We propose a non-contact tire pressure reader using a smartphone, based on our patent of visible light to camera communication (US 8,971,715). The information is coded in the LED blinking light emission. This coded LED light is captured by the video camera of a smart phone and the embedded information can be interpreted by the decoder of a phone application. Due to the low cost of LED parts and the fact that all smart phones possess video camera without exception, this LED-camera interface is very convenient, simple, and effective.

The product is a small pressure sensor for tires, built with a tiny MCU with low cost and ultra-low power consumption, such as the Silicon Labs EFM8 Sleepy Bee microcontroller. Due to the small 3mm by 3mm size of the MCU, the entire circuit, including the small pressure sensor and the tiny watch battery, can be embedded in a tire valve cap (Fig. 1). The MCU’s ultra-low power consumption allows the device to run for years without needing to change the tiny watch battery. The MCU’s built-in rich analog peripherals can easily interface with a pressure sensor, and the on-chip temperature sensor can be used to collect the air temperature. The high current sink capability of the GPIO pins can directly drive the LEDs (Fig. 2).

The pressure sensor embedded in the tire cap looks almost identical to a regular tire cap, but there’s a tiny LED in the top of the cap.

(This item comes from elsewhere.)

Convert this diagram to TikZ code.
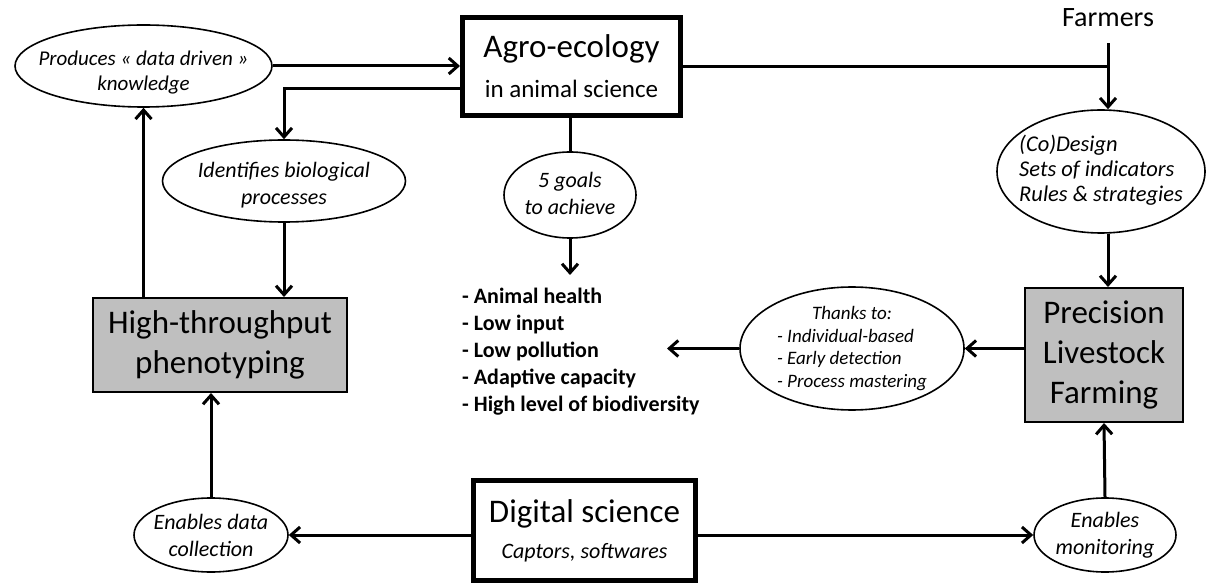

Inside, the Sleepy Bee microcontroller, the air pressure sensor, the Operation Amplifier for conditioning the pressure sensor output, and the battery are packaged to fit into the cap.

To check the pressure, simply press down on the cap. A mechanical pin pushes the air pressure valve down slightly, releasing a small amount of air into the sealed cap’s internal space. The press also triggers the microcontroller to power on the pressure sensor circuit and to sample the air pressure.

After releasing the cap, the LED starts blinking, transmitting the encoded pressure data, temperature information, and the clock reference.

Now just point the smartphone’s camera at the blinking LED. The app uses the camera to sample the light transmission frame by frame, and immediately decodes and displays the tire pressure with the temperature correction (Fig. 3). The smartphone can then query a cloud service for additional useful info, such as the recommended pressure for the type of tire, or even the history of the user’s tire pressure readings to calculate the leaking rate. By the LED-camera interface the pressure sensor is able to connect to IoT network.

The device is super-convenient, and the point- and-shoot operation is simple and easy. The entire circuit is very low cost (under $2-3), and the smart phone app is free. We hope this device benefits the consumers.